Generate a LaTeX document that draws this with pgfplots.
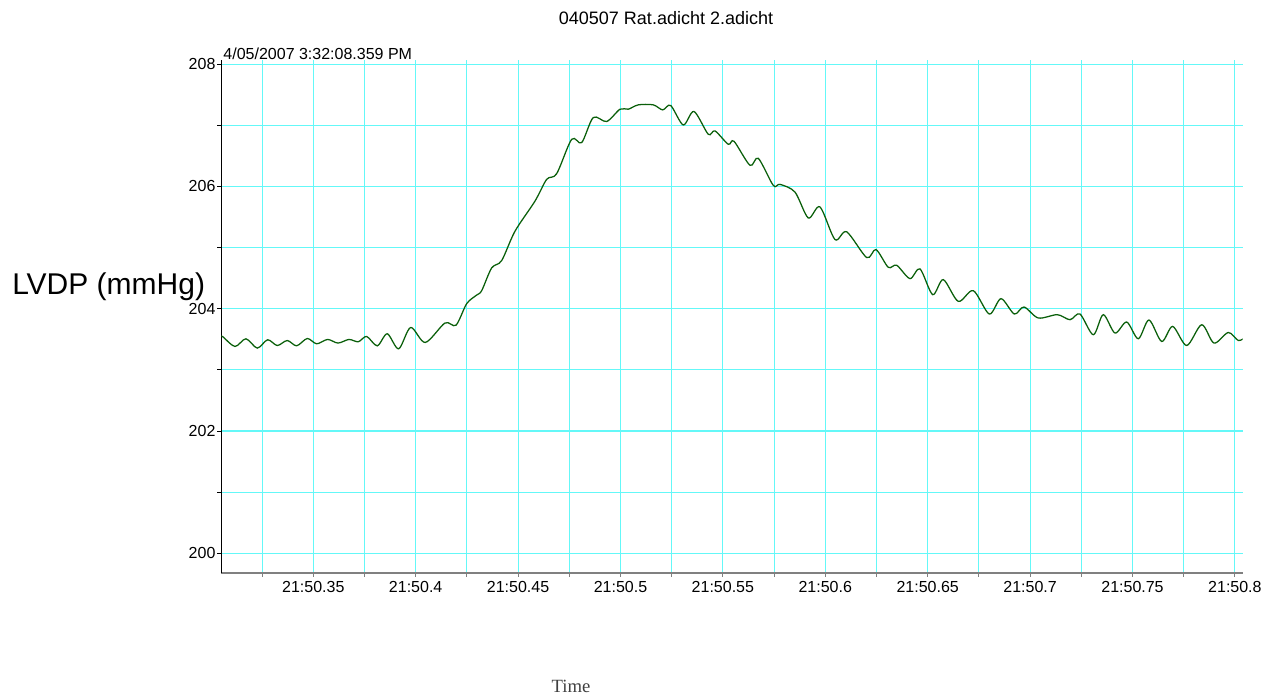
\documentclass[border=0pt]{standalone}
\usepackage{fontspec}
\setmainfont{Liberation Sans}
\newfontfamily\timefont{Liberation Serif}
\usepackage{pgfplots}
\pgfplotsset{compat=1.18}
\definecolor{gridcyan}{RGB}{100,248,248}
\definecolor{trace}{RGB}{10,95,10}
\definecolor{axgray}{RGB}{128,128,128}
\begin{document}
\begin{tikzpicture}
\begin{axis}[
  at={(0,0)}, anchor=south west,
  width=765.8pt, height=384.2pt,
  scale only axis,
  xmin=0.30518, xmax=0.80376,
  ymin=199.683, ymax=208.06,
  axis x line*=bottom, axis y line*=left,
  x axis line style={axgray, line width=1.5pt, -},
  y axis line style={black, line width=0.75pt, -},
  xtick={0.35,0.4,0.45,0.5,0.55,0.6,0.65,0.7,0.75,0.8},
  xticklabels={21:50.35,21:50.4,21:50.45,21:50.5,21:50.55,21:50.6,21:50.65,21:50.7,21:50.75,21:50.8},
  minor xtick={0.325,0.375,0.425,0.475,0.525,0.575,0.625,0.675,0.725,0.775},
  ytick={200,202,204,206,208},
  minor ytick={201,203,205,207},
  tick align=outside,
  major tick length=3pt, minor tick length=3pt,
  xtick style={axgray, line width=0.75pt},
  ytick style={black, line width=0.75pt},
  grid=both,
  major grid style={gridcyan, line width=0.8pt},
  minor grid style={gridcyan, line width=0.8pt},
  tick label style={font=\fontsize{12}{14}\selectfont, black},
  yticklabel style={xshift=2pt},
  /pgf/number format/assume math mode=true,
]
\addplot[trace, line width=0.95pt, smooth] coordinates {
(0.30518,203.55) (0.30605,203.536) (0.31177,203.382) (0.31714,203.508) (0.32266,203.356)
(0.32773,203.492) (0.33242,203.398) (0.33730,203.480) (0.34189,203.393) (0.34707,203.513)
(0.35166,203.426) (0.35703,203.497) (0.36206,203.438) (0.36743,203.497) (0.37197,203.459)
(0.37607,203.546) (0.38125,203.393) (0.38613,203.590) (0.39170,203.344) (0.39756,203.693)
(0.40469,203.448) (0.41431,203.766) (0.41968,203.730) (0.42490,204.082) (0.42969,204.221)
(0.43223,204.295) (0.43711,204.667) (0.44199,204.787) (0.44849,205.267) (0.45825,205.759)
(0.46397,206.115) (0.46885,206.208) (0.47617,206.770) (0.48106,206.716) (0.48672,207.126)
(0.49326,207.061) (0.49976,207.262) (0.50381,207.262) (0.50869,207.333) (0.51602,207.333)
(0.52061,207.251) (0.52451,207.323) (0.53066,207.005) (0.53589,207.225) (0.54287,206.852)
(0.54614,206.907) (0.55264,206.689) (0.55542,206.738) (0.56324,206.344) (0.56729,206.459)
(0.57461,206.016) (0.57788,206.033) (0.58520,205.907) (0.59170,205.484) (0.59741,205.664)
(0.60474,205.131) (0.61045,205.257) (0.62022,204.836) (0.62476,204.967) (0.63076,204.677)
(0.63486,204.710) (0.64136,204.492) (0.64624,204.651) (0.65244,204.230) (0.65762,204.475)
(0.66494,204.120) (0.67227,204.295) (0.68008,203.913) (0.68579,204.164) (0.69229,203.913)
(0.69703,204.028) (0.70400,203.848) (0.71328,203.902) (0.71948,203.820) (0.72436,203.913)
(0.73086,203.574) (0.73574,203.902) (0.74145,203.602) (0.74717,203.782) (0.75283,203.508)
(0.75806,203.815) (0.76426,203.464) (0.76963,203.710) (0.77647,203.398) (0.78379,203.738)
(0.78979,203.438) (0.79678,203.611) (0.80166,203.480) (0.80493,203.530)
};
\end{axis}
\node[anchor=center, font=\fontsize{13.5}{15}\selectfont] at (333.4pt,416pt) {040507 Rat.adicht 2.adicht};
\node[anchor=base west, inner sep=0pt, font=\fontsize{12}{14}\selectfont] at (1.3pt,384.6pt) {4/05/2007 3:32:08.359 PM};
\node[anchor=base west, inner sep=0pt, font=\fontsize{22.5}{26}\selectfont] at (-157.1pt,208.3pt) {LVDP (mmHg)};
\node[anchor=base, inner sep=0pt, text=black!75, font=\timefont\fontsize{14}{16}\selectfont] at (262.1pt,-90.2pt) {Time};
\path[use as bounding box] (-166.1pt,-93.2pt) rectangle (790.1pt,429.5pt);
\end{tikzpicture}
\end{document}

## [Your objective]
Print the whole listing above once more, word for word, without its pictures.

## [Solution]
Generate a LaTeX document that draws this with pgfplots.
\documentclass[border=0pt]{standalone}
\usepackage{fontspec}
\setmainfont{Liberation Sans}
\newfontfamily\timefont{Liberation Serif}
\usepackage{pgfplots}
\pgfplotsset{compat=1.18}
\definecolor{gridcyan}{RGB}{100,248,248}
\definecolor{trace}{RGB}{10,95,10}
\definecolor{axgray}{RGB}{128,128,128}
\begin{document}
\begin{tikzpicture}
\begin{axis}[
  at={(0,0)}, anchor=south west,
  width=765.8pt, height=384.2pt,
  scale only axis,
  xmin=0.30518, xmax=0.80376,
  ymin=199.683, ymax=208.06,
  axis x line*=bottom, axis y line*=left,
  x axis line style={axgray, line width=1.5pt, -},
  y axis line style={black, line width=0.75pt, -},
  xtick={0.35,0.4,0.45,0.5,0.55,0.6,0.65,0.7,0.75,0.8},
  xticklabels={21:50.35,21:50.4,21:50.45,21:50.5,21:50.55,21:50.6,21:50.65,21:50.7,21:50.75,21:50.8},
  minor xtick={0.325,0.375,0.425,0.475,0.525,0.575,0.625,0.675,0.725,0.775},
  ytick={200,202,204,206,208},
  minor ytick={201,203,205,207},
  tick align=outside,
  major tick length=3pt, minor tick length=3pt,
  xtick style={axgray, line width=0.75pt},
  ytick style={black, line width=0.75pt},
  grid=both,
  major grid style={gridcyan, line width=0.8pt},
  minor grid style={gridcyan, line width=0.8pt},
  tick label style={font=\fontsize{12}{14}\selectfont, black},
  yticklabel style={xshift=2pt},
  /pgf/number format/assume math mode=true,
]
\addplot[trace, line width=0.95pt, smooth] coordinates {
(0.30518,203.55) (0.30605,203.536) (0.31177,203.382) (0.31714,203.508) (0.32266,203.356)
(0.32773,203.492) (0.33242,203.398) (0.33730,203.480) (0.34189,203.393) (0.34707,203.513)
(0.35166,203.426) (0.35703,203.497) (0.36206,203.438) (0.36743,203.497) (0.37197,203.459)
(0.37607,203.546) (0.38125,203.393) (0.38613,203.590) (0.39170,203.344) (0.39756,203.693)
(0.40469,203.448) (0.41431,203.766) (0.41968,203.730) (0.42490,204.082) (0.42969,204.221)
(0.43223,204.295) (0.43711,204.667) (0.44199,204.787) (0.44849,205.267) (0.45825,205.759)
(0.46397,206.115) (0.46885,206.208) (0.47617,206.770) (0.48106,206.716) (0.48672,207.126)
(0.49326,207.061) (0.49976,207.262) (0.50381,207.262) (0.50869,207.333) (0.51602,207.333)
(0.52061,207.251) (0.52451,207.323) (0.53066,207.005) (0.53589,207.225) (0.54287,206.852)
(0.54614,206.907) (0.55264,206.689) (0.55542,206.738) (0.56324,206.344) (0.56729,206.459)
(0.57461,206.016) (0.57788,206.033) (0.58520,205.907) (0.59170,205.484) (0.59741,205.664)
(0.60474,205.131) (0.61045,205.257) (0.62022,204.836) (0.62476,204.967) (0.63076,204.677)
(0.63486,204.710) (0.64136,204.492) (0.64624,204.651) (0.65244,204.230) (0.65762,204.475)
(0.66494,204.120) (0.67227,204.295) (0.68008,203.913) (0.68579,204.164) (0.69229,203.913)
(0.69703,204.028) (0.70400,203.848) (0.71328,203.902) (0.71948,203.820) (0.72436,203.913)
(0.73086,203.574) (0.73574,203.902) (0.74145,203.602) (0.74717,203.782) (0.75283,203.508)
(0.75806,203.815) (0.76426,203.464) (0.76963,203.710) (0.77647,203.398) (0.78379,203.738)
(0.78979,203.438) (0.79678,203.611) (0.80166,203.480) (0.80493,203.530)
};
\end{axis}
\node[anchor=center, font=\fontsize{13.5}{15}\selectfont] at (333.4pt,416pt) {040507 Rat.adicht 2.adicht};
\node[anchor=base west, inner sep=0pt, font=\fontsize{12}{14}\selectfont] at (1.3pt,384.6pt) {4/05/2007 3:32:08.359 PM};
\node[anchor=base west, inner sep=0pt, font=\fontsize{22.5}{26}\selectfont] at (-157.1pt,208.3pt) {LVDP (mmHg)};
\node[anchor=base, inner sep=0pt, text=black!75, font=\timefont\fontsize{14}{16}\selectfont] at (262.1pt,-90.2pt) {Time};
\path[use as bounding box] (-166.1pt,-93.2pt) rectangle (790.1pt,429.5pt);
\end{tikzpicture}
\end{document}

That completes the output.